SIOUX FALLS, S.D. (AP) – A nonprofit that for almost three decades has provided youth programs on South Dakota’s Cheyenne River Indian Reservation is establishing a formal arts institute this year that will offer greater access to traditional Lakota arts, fine art, and graffiti and street art.

The Waniyetu Wowapi – Winter Count – Lakota Arts Institute, a project of the Cheyenne River Youth Project nonprofit, ultimately expects to offer more than 100 arts classes annually, events and a gallery featuring rotating exhibitions.

“We want to offer our kids opportunities to grow, help them become well-rounded people,” said executive director Julie Garreau. “A lot of kids get that in off-reservation school systems or bigger city areas, and they can say `Oh, I want to be a writer’ or `I want to be an artist.’ Well, we have limited resources on the reservation, so we’re working to complement what school systems can do.”

The organization received a more than $300,000 grant last month as one of 29 projects that ArtPlace America – a collaboration of foundations, federal agencies and financial institutions – chose to fund out of a pool of 1,400 applicants.

Generations of Lakota painted and drew on walls, buffalo hides and tipis to preserve their history. These days, they celebrate their culture in paintings, jewelry and ceremonial regalia – creating earrings, rawhide bags, featherwork, drums and other artwork.
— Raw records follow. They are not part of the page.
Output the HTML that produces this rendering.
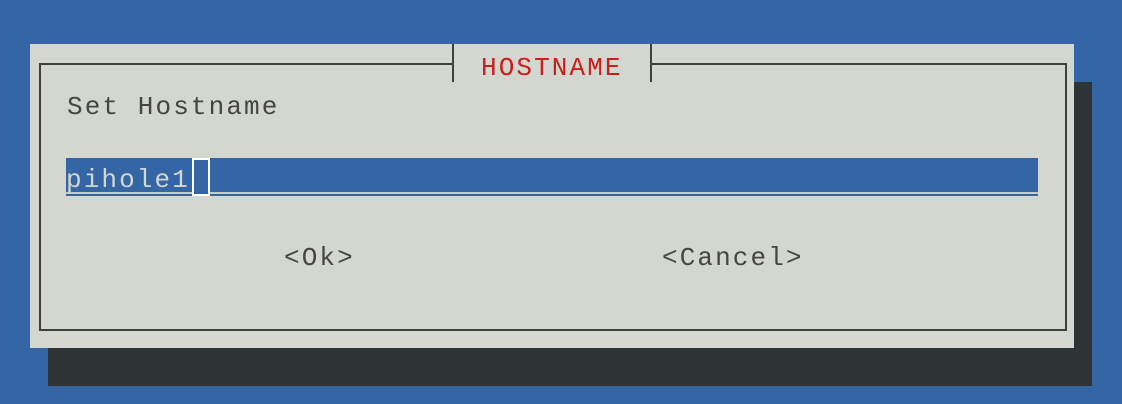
<!DOCTYPE html>
<html><head><meta charset="utf-8"><style>
body{margin:0;width:1122px;height:404px;background:#3465a4;position:relative;overflow:hidden;font-family:"Liberation Mono",monospace;}
.a{position:absolute}
.t{position:absolute;font-size:26px;line-height:1;letter-spacing:2.1px;white-space:pre;color:#454545}
</style></head><body>
<div class="a" style="left:48px;top:82px;width:1044px;height:304px;background:#2e3436"></div>
<div class="a" style="left:30px;top:44px;width:1044px;height:304px;background:#d3d7cf"></div>
<div class="a" style="left:39px;top:63px;width:1024px;height:264px;border:2px solid #404040"></div>
<div class="a" style="left:452px;top:44px;width:196px;height:38px;background:#d3d7cf;border-left:2px solid #404040;border-right:2px solid #404040"></div>
<div class="t" style="left:481px;top:55px;color:#cc1c1c">HOSTNAME</div>
<div class="t" style="left:67px;top:94px">Set Hostname</div>
<div class="a" style="left:66px;top:158px;width:972px;height:38px;background:#3465a4"></div>
<div class="a" style="left:210px;top:192px;width:828px;height:2px;background:#c8ccc4"></div>
<div class="a" style="left:66px;top:192px;width:126px;height:2px;background:#c8ccc4"></div>
<div class="a" style="left:192px;top:158px;width:14px;height:34px;border:2px solid #fff"></div>
<div class="t" style="left:66px;top:167px;color:#d3d7cf">pihole1</div>
<div class="t" style="left:284px;top:245px">&lt;Ok&gt;</div>
<div class="t" style="left:662px;top:245px">&lt;Cancel&gt;</div>
</body></html>
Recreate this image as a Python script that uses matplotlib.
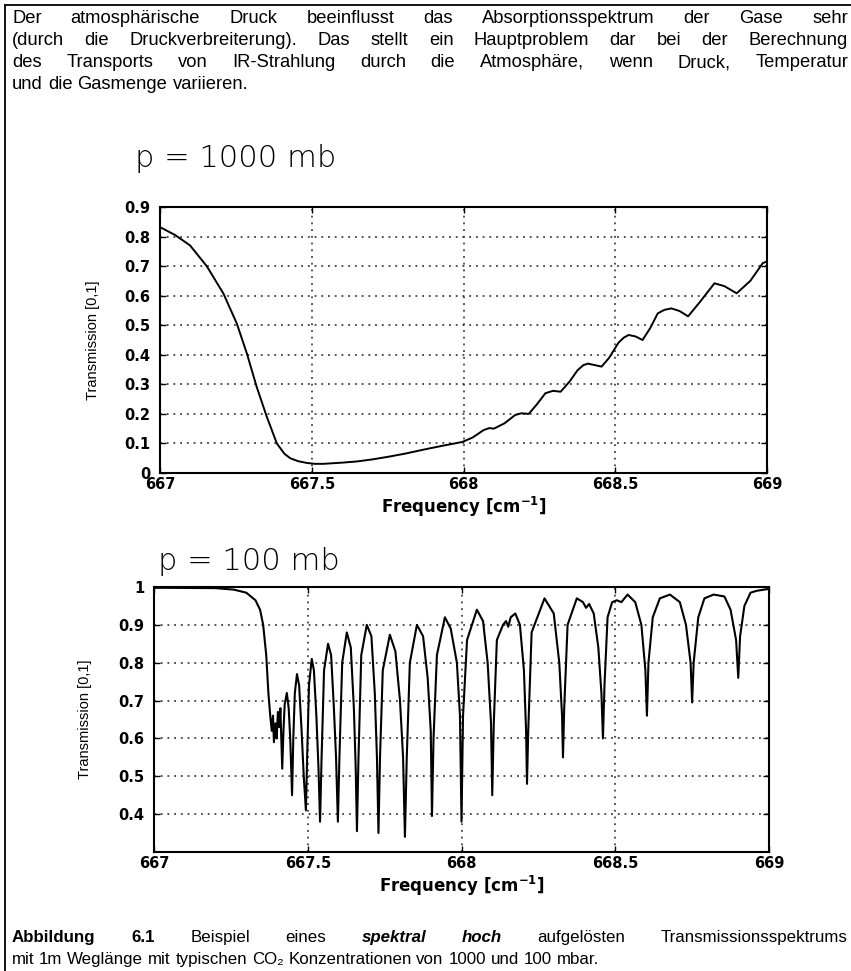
import matplotlib
matplotlib.use("Agg")
import matplotlib.pyplot as plt
import matplotlib.transforms as mtransforms
from matplotlib.lines import Line2D

# ---------------- data ----------------
top_freq = [667.0, 667.05, 667.099, 667.154, 667.209, 667.253, 667.286, 667.319, 667.352,
            667.385, 667.41, 667.429, 667.455, 667.484, 667.51, 667.538, 667.6, 667.648,
            667.7, 667.758, 667.81, 667.868, 667.93, 667.996, 668.03, 668.066, 668.085,
            668.10, 668.135, 668.17, 668.19, 668.215, 668.24, 668.27, 668.295, 668.32,
            668.35, 668.376, 668.395, 668.41, 668.433, 668.455, 668.48, 668.51, 668.528,
            668.544, 668.567, 668.59, 668.615, 668.64, 668.662, 668.685, 668.712, 668.74,
            668.78, 668.827, 668.86, 668.90, 668.945, 668.986, 669.0]
top_trans = [0.832, 0.805, 0.77, 0.70, 0.607, 0.506, 0.405, 0.29, 0.19,
             0.10, 0.065, 0.05, 0.04, 0.034, 0.031, 0.031, 0.035, 0.039,
             0.046, 0.056, 0.066, 0.079, 0.092, 0.105, 0.12, 0.145, 0.152,
             0.15, 0.168, 0.196, 0.202, 0.20, 0.23, 0.27, 0.278, 0.275,
             0.31, 0.348, 0.365, 0.37, 0.365, 0.36, 0.39, 0.44, 0.458,
             0.467, 0.462, 0.45, 0.49, 0.54, 0.552, 0.557, 0.548, 0.53,
             0.58, 0.642, 0.632, 0.608, 0.65, 0.71, 0.716]

bottom_freq = [667.0, 667.2, 667.26, 667.30, 667.33, 667.345, 667.355, 667.365, 667.372, 667.378,
               667.383, 667.387, 667.390, 667.395, 667.399, 667.403, 667.407, 667.411, 667.414,
               667.417, 667.421, 667.425, 667.432, 667.438, 667.443, 667.449, 667.453, 667.458,
               667.465, 667.472, 667.480, 667.487, 667.494, 667.498, 667.504, 667.513, 667.520,
               667.528, 667.535, 667.540, 667.545, 667.553, 667.566, 667.576, 667.585, 667.592,
               667.598, 667.603, 667.612, 667.627, 667.640, 667.650, 667.656, 667.660, 667.665,
               667.674, 667.692, 667.707, 667.718, 667.725, 667.730, 667.735, 667.744, 667.767,
               667.785, 667.800, 667.810, 667.816, 667.822, 667.832, 667.855, 667.875, 667.890,
               667.900, 667.904, 667.909, 667.920, 667.946, 667.965, 667.985, 667.995, 668.0,
               668.005, 668.018, 668.05, 668.07, 668.085, 668.096, 668.10, 668.105, 668.115,
               668.135, 668.145, 668.152, 668.16, 668.175, 668.19, 668.203, 668.210, 668.213,
               668.217, 668.228, 668.27, 668.30, 668.318, 668.327, 668.33, 668.334, 668.345,
               668.375, 668.395, 668.405, 668.415, 668.43, 668.445, 668.455, 668.46, 668.465,
               668.475, 668.49, 668.505, 668.52, 668.54, 668.565, 668.585, 668.598, 668.603,
               668.608, 668.622, 668.645, 668.678, 668.71, 668.73, 668.745, 668.75, 668.755,
               668.77, 668.79, 668.82, 668.855, 668.875, 668.893, 668.90, 668.906, 668.92,
               668.94, 668.96, 669.0]
bottom_trans = [0.998, 0.997, 0.993, 0.985, 0.965, 0.94, 0.90, 0.82, 0.72, 0.66,
                0.62, 0.66, 0.59, 0.64, 0.60, 0.67, 0.63, 0.68, 0.60,
                0.52, 0.62, 0.69, 0.72, 0.68, 0.60, 0.45, 0.60, 0.72,
                0.77, 0.74, 0.62, 0.50, 0.41, 0.55, 0.74, 0.81, 0.78,
                0.66, 0.52, 0.38, 0.55, 0.78, 0.85, 0.82, 0.68, 0.55,
                0.38, 0.55, 0.80, 0.88, 0.84, 0.68, 0.52, 0.355, 0.55,
                0.82, 0.90, 0.87, 0.72, 0.55, 0.35, 0.55, 0.78, 0.874,
                0.83, 0.70, 0.55, 0.34, 0.55, 0.80, 0.90, 0.87, 0.76,
                0.62, 0.395, 0.60, 0.82, 0.92, 0.89, 0.80, 0.66, 0.38,
                0.66, 0.86, 0.94, 0.91, 0.80, 0.64, 0.45, 0.64, 0.86,
                0.90, 0.91, 0.895, 0.92, 0.93, 0.90, 0.78, 0.62, 0.48,
                0.62, 0.88, 0.97, 0.93, 0.80, 0.66, 0.55, 0.68, 0.90,
                0.97, 0.96, 0.945, 0.955, 0.93, 0.84, 0.72, 0.60, 0.74,
                0.92, 0.96, 0.965, 0.96, 0.98, 0.96, 0.90, 0.78, 0.66,
                0.80, 0.92, 0.97, 0.98, 0.96, 0.90, 0.80, 0.695, 0.80,
                0.92, 0.97, 0.98, 0.975, 0.94, 0.86, 0.76, 0.87, 0.95,
                0.985, 0.99, 0.995]

x_ticks = [667, 667.5, 668, 668.5, 669]
x_tick_labels = ["667", "667.5", "668", "668.5", "669"]
top_y_ticks = [0, 0.1, 0.2, 0.3, 0.4, 0.5, 0.6, 0.7, 0.8, 0.9]
top_y_labels = ["0", "0.1", "0.2", "0.3", "0.4", "0.5", "0.6", "0.7", "0.8", "0.9"]
bottom_y_ticks = [0.4, 0.5, 0.6, 0.7, 0.8, 0.9, 1.0]
bottom_y_labels = ["0.4", "0.5", "0.6", "0.7", "0.8", "0.9", "1"]

intro_lines = [
    "Der atmosphärische Druck beeinflusst das Absorptionsspektrum der Gase sehr",
    "(durch die Druckverbreiterung). Das stellt ein Hauptproblem dar bei der Berechnung",
    "des Transports von IR-Strahlung durch die Atmosphäre, wenn Druck, Temperatur",
    "und die Gasmenge variieren.",
]
caption_line1 = [("Abbildung", "bold", "normal"), ("6.1", "bold", "normal"),
                 ("Beispiel", "normal", "normal"), ("eines", "normal", "normal"),
                 ("spektral", "bold", "italic"), ("hoch", "bold", "italic"),
                 ("aufgelösten", "normal", "normal"), ("Transmissionsspektrums", "normal", "normal")]
caption_line2 = "mit 1m Weglänge mit typischen CO₂ Konzentrationen von 1000 und 100 mbar."
title_top = "p = 1000 mb"
title_bottom = "p = 100 mb"
xlabel = r"Frequency [cm$^{\mathbf{-1}}$]"
ylabel = "Transmission [0,1]"

# ---------------- figure ----------------
W, H = 851, 971
fig = plt.figure(figsize=(W / 100, H / 100), dpi=100)
fig.patch.set_facecolor("white")
FAM = ["Liberation Sans", "DejaVu Sans"]
ident = mtransforms.IdentityTransform()


def style_axes(ax, yticks, ylabels, ylim, ylab_x):
    ax.set_xlim(667, 669)
    ax.set_ylim(*ylim)
    ax.set_xticks(x_ticks)
    ax.set_xticklabels(x_tick_labels)
    ax.set_yticks(yticks)
    ax.set_yticklabels(ylabels)
    ax.tick_params(direction="in", length=4, width=1, top=True, right=True,
                   labelsize=10.5)
    ax.tick_params(axis="y", pad=7)
    ax.tick_params(axis="x", pad=3)
    for lab in ax.get_xticklabels() + ax.get_yticklabels():
        lab.set_fontweight("bold")
        lab.set_family("DejaVu Sans")
    ax.grid(True, color="#222222", linestyle=(0, (1.2, 3.2)), linewidth=1.1)
    for s in ax.spines.values():
        s.set_linewidth(1.5)
    ax.set_xlabel(xlabel, fontsize=12, fontweight="bold", family="DejaVu Sans", labelpad=2)
    ax.set_ylabel(ylabel, fontsize=10.5, family=FAM)
    ax.yaxis.set_label_coords(ylab_x, 0.5)


ax1 = fig.add_axes([160 / W, 1 - 473 / H, 607 / W, 266 / H])
ax1.plot(top_freq, top_trans, color="black", linewidth=1.4)
style_axes(ax1, top_y_ticks, top_y_labels, (0, 0.9), -60 / 607)

ax2 = fig.add_axes([154 / W, 1 - 852 / H, 615 / W, 265 / H])
ax2.plot(bottom_freq, bottom_trans, color="black", linewidth=1.5)
style_axes(ax2, bottom_y_ticks, bottom_y_labels, (0.3, 1.0), -62 / 615)

# titles
fig.text(135, H - 167, title_top, transform=ident, fontsize=22, family="DejaVu Sans",
         fontweight="light", va="baseline")
fig.text(158, H - 570, title_bottom, transform=ident, fontsize=22, family="DejaVu Sans",
         fontweight="light", va="baseline")

# border lines
fig.add_artist(Line2D([5 / W, 5 / W], [0, 1 - 5 / H], transform=fig.transFigure,
                      color="black", linewidth=1.3))
fig.add_artist(Line2D([5 / W, 1], [1 - 5 / H, 1 - 5 / H], transform=fig.transFigure,
                      color="black", linewidth=1.3))

fig.canvas.draw()
renderer = fig.canvas.get_renderer()


def justify(words, x0, x1, ybase, size, justify_line=True):
    texts = []
    for w, weight, style in words:
        t = fig.text(0, H - ybase, w, transform=ident, fontsize=size, family=FAM,
                     fontweight=weight, fontstyle=style, va="baseline", ha="left")
        texts.append(t)
    widths = [t.get_window_extent(renderer).width for t in texts]
    if justify_line and len(texts) > 1:
        gap = (x1 - x0 - sum(widths)) / (len(texts) - 1)
    else:
        sp = fig.text(0, 0, "a a", transform=ident, fontsize=size, family=FAM)
        sp2 = fig.text(0, 0, "aa", transform=ident, fontsize=size, family=FAM)
        gap = sp.get_window_extent(renderer).width - sp2.get_window_extent(renderer).width
        sp.remove()
        sp2.remove()
    x = x0
    for t, w in zip(texts, widths):
        t.set_x(x)
        x += w + gap


INTRO_SIZE = 13.2
CAP_SIZE = 12.2
bases = [23, 45, 67, 89]
for i, line in enumerate(intro_lines):
    words = [(w, "normal", "normal") for w in line.split(" ")]
    justify(words, 12, 848, bases[i], INTRO_SIZE, justify_line=(i < 3))

justify(caption_line1, 12, 848, 942, CAP_SIZE, True)
justify([(w, "normal", "normal") for w in caption_line2.split(" ")], 12, 848, 964, CAP_SIZE, False)

fig.savefig("out.png", dpi=100, facecolor="white")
“There is no word for art in the Lakota language; it goes from arrow to article in the dictionary,” said Craig Howe, executive director of the Center for American Indian Research and Native Studies. “So, that was not seen as a separate activity from everyday life and in society and in culture. So, on that basis, it’s a way of life.”

The Cheyenne River Youth Project estimates the institute will serve about 1,700 children and 400 families. Over the past two years, 400 youth have completed one of the organization’s internship programs, guaranteeing them 80 hours of arts, job skills and leadership training.

About 70 percent of the nearly 16,000 members of the Cheyenne River Sioux Tribe live on the central South Dakota reservation, according to the federal Bureau of Indian Affairs. With its 1.4 million acres, the reservation is among the largest in the nation, and like in many other tribal communities, poverty has been a constant for decades. Children and adults here are no strangers to domestic violence and drug abuse.

The new arts program could help students find their voices, said Rebecca Bourgault, head of art education at Boston University’s College of Fine Arts.

“Students have to make their own choices. They also have to explain why they made those choices,” Bourgault said. “So, if they are trying to draw something, and it has to have a sense of space, and they don’t know how to do the illusion of space in drawing, they have to struggle. They come to their own understanding.”